Broadband and angle-insensitive metasurface solar absorber

We theoretically proposed and numerically analyzed angle insensitive and broadband I-shaped metasurface-based resonator placed above the dielectric layer to enhance absorption in the visible region. It is found that the absorber bandwidth is increased by using titanium (Ti) and gold (Au) material in the proposed design. To achieve wideband absorption of more than 95%, the dimension parameters of the structure are selected carefully in which the electromagnetic energy is maximum from 550 to 651THz. The perfect absorption is achieved from 550 to 651THz due to the coupling effect between the material used silicon dioxide (SiO2) and gold.

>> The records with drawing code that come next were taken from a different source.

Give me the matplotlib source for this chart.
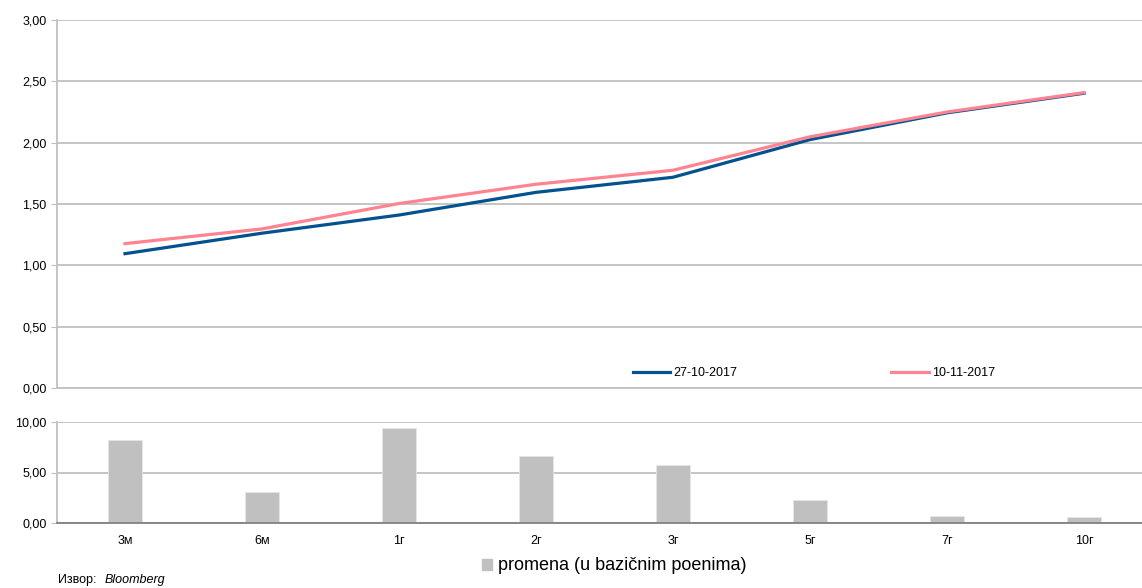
import matplotlib
matplotlib.use("Agg")
import matplotlib.pyplot as plt
from matplotlib.ticker import FuncFormatter, MultipleLocator
from matplotlib.patches import Patch

plt.rcParams['font.family'] = ['Liberation Sans', 'DejaVu Sans']

categories = ['3м', '6м', '1г', '2г', '3г', '5г', '7г', '10г']
yield_old = [1.095, 1.262, 1.410, 1.595, 1.718, 2.025, 2.243, 2.403]
yield_new = [1.177, 1.297, 1.504, 1.661, 1.775, 2.048, 2.250, 2.408]
change_bp = [8.2, 3.1, 9.4, 6.6, 5.7, 2.3, 0.7, 0.6]
label_old = '27-10-2017'
label_new = '10-11-2017'
label_change = 'promena (u bazičnim poenima)'

W, H = 1142, 588
fig = plt.figure(figsize=(W / 100, H / 100), dpi=100)

grid_c = '#c0c0c0'
fmt = FuncFormatter(lambda v, p: f"{v:.2f}".replace('.', ','))
x = list(range(len(categories)))


def style(ax):
    ax.grid(axis='y', color=grid_c, linewidth=1.3)
    ax.set_axisbelow(True)
    for s in ['top', 'right']:
        ax.spines[s].set_visible(False)
    ax.spines['left'].set_color(grid_c)
    ax.spines['left'].set_linewidth(1.3)
    ax.tick_params(axis='y', length=4, color=grid_c, labelsize=9, pad=3)
    ax.yaxis.set_major_formatter(fmt)
    ax.set_xlim(-0.5, len(categories) - 0.5)


# top: yield curves
ax1 = fig.add_axes([56.5 / W, (H - 388) / H, 1096 / W, 368 / H])
style(ax1)
ax1.plot(x, yield_old, color='#02528f', lw=2.3, label=label_old)
ax1.plot(x, yield_new, color='#ff8391', lw=2.3, label=label_new)
ax1.set_ylim(0, 3)
ax1.yaxis.set_major_locator(MultipleLocator(0.5))
ax1.spines['bottom'].set_color(grid_c)
ax1.spines['bottom'].set_linewidth(1.3)
ax1.tick_params(axis='x', bottom=False, labelbottom=False)
ax1.legend(loc='center left', bbox_to_anchor=(0.5213, 0.04), ncol=2, frameon=False,
           fontsize=9, handlelength=3.0, handletextpad=0.25, columnspacing=12.3,
           borderaxespad=0)

# bottom: change in bp
ax2 = fig.add_axes([56.5 / W, (H - 523) / H, 1096 / W, 101 / H])
style(ax2)
ax2.bar(x, change_bp, width=0.255, color='#c0c0c0', edgecolor='#e6e6e6', linewidth=0.6)
ax2.set_ylim(0, 10)
ax2.yaxis.set_major_locator(MultipleLocator(5))
ax2.spines['bottom'].set_color('#808080')
ax2.spines['bottom'].set_linewidth(1.3)
ax2.set_xticks(x)
ax2.set_xticklabels(categories, fontsize=9)
ax2.tick_params(axis='x', length=0, pad=9)

fig.legend(handles=[Patch(color='#c0c0c0', label=label_change)],
           loc='center left', bbox_to_anchor=(466 / W, 1 - 566 / H), frameon=False,
           handlelength=0.55, handleheight=0.55, handletextpad=0.3,
           prop={'family': ['Liberation Sans Narrow', 'Liberation Sans'], 'size': 13})

fig.text(58 / W, 1 - 580 / H, 'Извор: ', fontsize=9, va='center', ha='left')
fig.text(105 / W, 1 - 580 / H, 'Bloomberg', fontsize=9, va='center', ha='left',
         style='italic')

fig.savefig('out.png', dpi=100)
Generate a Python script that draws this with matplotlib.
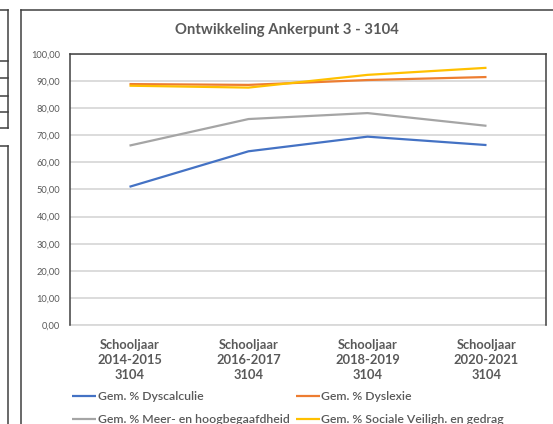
import matplotlib.pyplot as plt
from matplotlib.lines import Line2D

plt.rcParams['font.family'] = ['Lato', 'DejaVu Sans']

# data
years = ['2014-2015', '2016-2017', '2018-2019', '2020-2021']
school = '3104'
dyscalculie = [51.0, 64.1, 69.5, 66.4]
dyslexie = [88.9, 88.6, 90.4, 91.5]
begaafdheid = [66.2, 76.0, 78.2, 73.5]
veiligheid = [88.3, 87.6, 92.3, 94.9]

labels = ['Gem. % Dyscalculie', 'Gem. % Dyslexie',
          'Gem. % Meer- en hoogbegaafdheid', 'Gem. % Sociale Veiligh. en gedrag']
colors = ['#4472C4', '#ED7D31', '#A5A5A5', '#FFC000']

W, H = 553, 424
fig = plt.figure(figsize=(W / 100, H / 100), dpi=100)
ax = fig.add_axes([70 / W, 1 - 325 / H, 476 / W, 271 / H])

x = list(range(len(years)))
series = [dyscalculie, dyslexie, begaafdheid, veiligheid]
handles = []
for vals, c, lab in zip(series, colors, labels):
    h, = ax.plot(x, vals, color=c, lw=1.6, label=lab, solid_capstyle='butt')
    handles.append(h)

ax.set_xlim(-0.5, 3.5)
ax.set_ylim(0, 100)
ax.set_yticks(range(0, 101, 10))
ax.set_yticklabels(['%d,00' % v for v in range(0, 101, 10)], fontsize=6.7, color='#595959')
ax.set_xticks(x)
ax.set_xticklabels(['Schooljaar\n%s\n%s' % (y, school) for y in years],
                   fontsize=9.3, fontweight='bold', color='#595959', linespacing=1.3)
ax.tick_params(length=0, pad=7)
ax.tick_params(axis='x', pad=10)
ax.grid(axis='y', color='#D9D9D9', lw=1.3)
ax.set_axisbelow(True)
for s in ['left', 'top', 'right']:
    ax.spines[s].set_color('#404040')
    ax.spines[s].set_linewidth(1.1)
ax.spines['bottom'].set_visible(False)
ax.axhline(0, color='#D9D9D9', lw=1.3, clip_on=False, zorder=0.5)

fig.text(287 / W, 1 - 30 / H, 'Ontwikkeling Ankerpunt 3 - 3104', ha='center', va='center',
         fontsize=10.7, fontweight='bold', color='#595959')

# legend, two columns
order = [0, 2, 1, 3]
leg = fig.legend([handles[i] for i in order], [labels[i] for i in order], ncol=2,
                 loc='upper left', bbox_to_anchor=(72 / W, 1 - 391 / H), frameon=False,
                 prop={'size': 8.8, 'weight': 'semibold'},
                 handlelength=2.0, handletextpad=0.1, columnspacing=0.5,
                 labelspacing=1.0, borderpad=0, borderaxespad=0)
for t in leg.get_texts():
    t.set_color('#595959')

# page frame and bits of the document around the chart
def px_line(xs, ys, lw=1.1, c='#404040'):
    fig.add_artist(Line2D([v / W for v in xs], [1 - v / H for v in ys],
                          color=c, lw=lw, transform=fig.transFigure))

px_line([21, 21], [10, 424])
px_line([21, 553], [10, 10])
px_line([8, 8], [10, 128])
for yy in [10, 61, 78, 96, 112, 128]:
    px_line([0, 8], [yy, yy])
px_line([0, 8], [146, 146])
px_line([8, 8], [146, 424])

fig.savefig('out.png', dpi=100)
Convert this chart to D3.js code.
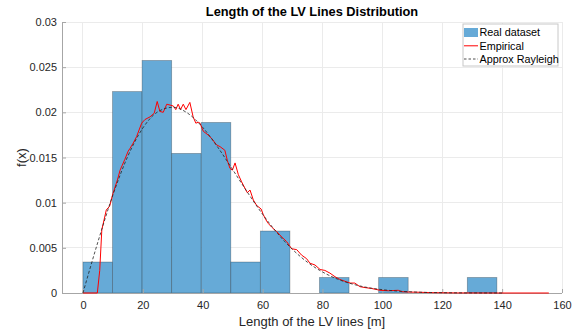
<!DOCTYPE html>
<html>
<head>
<meta charset="utf-8">
<script src="https://cdn.jsdelivr.net/npm/d3@7/dist/d3.min.js"></script>
<style>
  html, body { margin: 0; padding: 0; background: #fff; }
  svg { display: block; font-family: "Liberation Sans", Arial, Helvetica, sans-serif; }
</style>
</head>
<body>
<svg id="chart" width="581" height="333"></svg>
<script>
// ---- Data ----
const binWidth = 9.875;
const binStarts = [0, 9.875, 19.75, 29.625, 39.5, 49.375, 59.25, 69.125, 79, 88.875, 98.75, 108.625, 118.5, 128.375, 138.25];
const binDensity = [0.00343, 0.0223, 0.02574, 0.01545, 0.01888, 0.00343, 0.00686, 0, 0.00172, 0, 0.00172, 0, 0, 0.00172, 0];

const empX = [0, 4.8, 5.6, 6.3, 7.8, 8.9, 10, 11.5, 12.4, 14, 15.1, 15.7, 16.8, 17.9, 19.6, 20.7, 22.4, 23.8, 24.8, 25.7, 26.8, 28, 29.1, 30.2, 31, 31.8, 32.6, 33.5, 34.4, 35.7, 36.8, 37.7, 38.5, 39.1, 40.2, 41.8, 43, 44.6, 45.8, 47.4, 48.2, 49.1, 49.9, 50.8, 51.9, 53, 54.1, 54.9, 55.8, 56.9, 58, 59.5, 60.2, 61.1, 61.9, 63, 64.7, 66.4, 68, 69.7, 71.4, 73, 74.7, 75.8, 77.5, 79.2, 80.8, 82.5, 84.2, 85.8, 87.5, 89.2, 90.8, 92.5, 94.2, 96.4, 99.2, 102, 105.3, 106.4, 109.2, 112.6, 116, 125, 135, 155.6];
const empY = [0, 0, 0.0025, 0.007, 0.0092, 0.0096, 0.011, 0.0125, 0.0136, 0.0148, 0.0157, 0.016, 0.0166, 0.0173, 0.0188, 0.0192, 0.0195, 0.0199, 0.0212, 0.0201, 0.0200, 0.0209, 0.0208, 0.0207, 0.0203, 0.0209, 0.0203, 0.0209, 0.0203, 0.0211, 0.0195, 0.0188, 0.0189, 0.0188, 0.0179, 0.0175, 0.0171, 0.0164, 0.0162, 0.0158, 0.0147, 0.0138, 0.0136, 0.0144, 0.0131, 0.0123, 0.0116, 0.0111, 0.0114, 0.0103, 0.0097, 0.0093, 0.0087, 0.0081, 0.0077, 0.0073, 0.0068, 0.0062, 0.0057, 0.0049, 0.0048, 0.0042, 0.0038, 0.0033, 0.0031, 0.0026, 0.0025, 0.0022, 0.0018, 0.0015, 0.0013, 0.0011, 0.0011, 0.0007, 0.0006, 0.0005, 0.0003, 0.00025, 0.0003, 0.00015, 0.0001, 0.00008, 0.00004, 0.00001, 0, 0];

const rayX = [0, 5, 10, 15, 20, 25, 30, 35, 40, 45, 50, 55, 60, 65, 70, 75, 80, 85, 90, 95, 100, 110, 120, 130, 140];
const rayY = [0, 0.00566, 0.01085, 0.01515, 0.01826, 0.02006, 0.02056, 0.0199, 0.01833, 0.01615, 0.01366, 0.01112, 0.00872, 0.00659, 0.00482, 0.0034, 0.00233, 0.00154, 0.00099, 0.00061, 0.00037, 0.00012, 0.000035, 0.000009, 0.000002];

const xTicks = [0, 20, 40, 60, 80, 100, 120, 140, 160];
const yTicks = [0, 0.005, 0.01, 0.015, 0.02, 0.025, 0.03];
const yTickLabels = ["0", "0.005", "0.01", "0.015", "0.02", "0.025", "0.03"];
const legendLabels = ["Real dataset", "Empirical", "Approx Rayleigh"];

// ---- Layout ----
const svg = d3.select("#chart");
const L = 62, R = 562, T = 22, B = 293;
const x = d3.scaleLinear().domain([-7, 160]).range([L, R]);
const y = d3.scaleLinear().domain([0, 0.03]).range([B, T]);
const textColor = "#262626";
const font = "Liberation Sans, Arial, Helvetica, sans-serif";

// grid
const grid = svg.append("g");
grid.selectAll("line.vx").data(xTicks).join("line")
  .attr("x1", d => x(d)).attr("x2", d => x(d)).attr("y1", T).attr("y2", B)
  .attr("stroke", "#ebebeb").attr("stroke-width", 1).attr("shape-rendering", "crispEdges");
grid.selectAll("line.hy").data(yTicks).join("line")
  .attr("x1", L).attr("x2", R).attr("y1", d => y(d)).attr("y2", d => y(d))
  .attr("stroke", "#ebebeb").attr("stroke-width", 1).attr("shape-rendering", "crispEdges");

// histogram bars
svg.append("g").selectAll("rect").data(binStarts.map((s, i) => ({s, d: binDensity[i]})).filter(b => b.d > 0)).join("rect")
  .attr("x", b => x(b.s)).attr("width", b => x(b.s + binWidth) - x(b.s))
  .attr("y", b => y(b.d)).attr("height", b => y(0) - y(b.d))
  .attr("fill", "#66aad7")
  .attr("stroke", "rgba(0,0,0,0.3)").attr("stroke-width", 0.8);

// axes
const xAxis = d3.axisBottom(x).tickValues(xTicks).tickSize(-4).tickPadding(8).tickFormat(d3.format("d"));
const yAxis = d3.axisLeft(y).tickValues(yTicks).tickSize(-4).tickPadding(5).tickFormat((d, i) => yTickLabels[i]);

const gx = svg.append("g").attr("transform", `translate(0,${B})`).call(xAxis);
const gy = svg.append("g").attr("transform", `translate(${L},0)`).call(yAxis);
[gx, gy].forEach(g => {
  g.select(".domain").attr("stroke", "#a6a6a6").attr("stroke-width", 1);
  g.selectAll(".tick line").attr("stroke", "#a6a6a6");
  g.selectAll(".tick text").attr("fill", textColor).attr("font-size", 11).attr("font-family", font);
});
gx.select(".domain").attr("d", `M${L},0.5H${R}`);
gy.select(".domain").attr("d", `M0.5,${B}V${T}`);

// lines
const line = d3.line().x(d => x(d[0])).y(d => y(d[1]));
svg.append("path").datum(empX.map((v, i) => [v, empY[i]]))
  .attr("d", line).attr("fill", "none").attr("stroke", "#ff0000").attr("stroke-width", 1);
svg.append("path").datum(rayX.map((v, i) => [v, rayY[i]]))
  .attr("d", d3.line().curve(d3.curveMonotoneX).x(d => x(d[0])).y(d => y(d[1])))
  .attr("fill", "none").attr("stroke", "#222").attr("stroke-width", 0.8).attr("stroke-dasharray", "3,2");

// title and labels
svg.append("text").attr("x", (L + R) / 2).attr("y", 16).attr("text-anchor", "middle")
  .attr("font-weight", "bold").attr("font-size", 12.8).attr("fill", "#000").text("Length of the LV Lines Distribution");
svg.append("text").attr("x", (L + R) / 2).attr("y", 326).attr("text-anchor", "middle")
  .attr("font-size", 13).attr("fill", textColor).text("Length of the LV lines [m]");
svg.append("text").attr("transform", `translate(25.5,${(T + B) / 2}) rotate(-90)`).attr("text-anchor", "middle")
  .attr("font-size", 13).attr("fill", textColor).text("f(x)");

// legend
const lg = svg.append("g");
lg.append("rect").attr("x", 463).attr("y", 24).attr("width", 95).attr("height", 42)
  .attr("fill", "#fff").attr("stroke", "#c8c8c8").attr("stroke-width", 1);
const rowY = [32.5, 45.8, 59];
lg.append("rect").attr("x", 464).attr("y", rowY[0] - 4.5).attr("width", 14).attr("height", 9).attr("fill", "#66aad7");
lg.append("line").attr("x1", 464).attr("x2", 478).attr("y1", rowY[1]).attr("y2", rowY[1]).attr("stroke", "#ff0000").attr("stroke-width", 1);
lg.append("line").attr("x1", 464).attr("x2", 478).attr("y1", rowY[2]).attr("y2", rowY[2]).attr("stroke", "#222").attr("stroke-width", 0.8).attr("stroke-dasharray", "2.5,2");
lg.selectAll("text").data(legendLabels).join("text")
  .attr("x", 479.5).attr("y", (d, i) => rowY[i] + 3.8)
  .attr("font-size", 10.8).attr("fill", "#000").text(d => d);
</script>
</body>
</html>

The average absorption of 92.4% from 520 to 695 THz in the visible region. The bandwidth of 101 THz is achieved in which the proposed absorber showcases the more than 95% of absorption. In addition, the change in the absorption band is also presented with a change in different physical parameters such as the thickness of SiO2 and the top metasurface layer. The absorber with simple design and absorption remains the same for different oblique incidences from 0 degrees to 80 degrees resulting in proving that the proposed absorber is angle insensitive and can be easily fabricated. The effective impedance and electric field density are also presented in this paper. The proposed absorber can be applied in designing high absorption solar cell and have the potential in designing building block of photonics sensors in futuristic applications.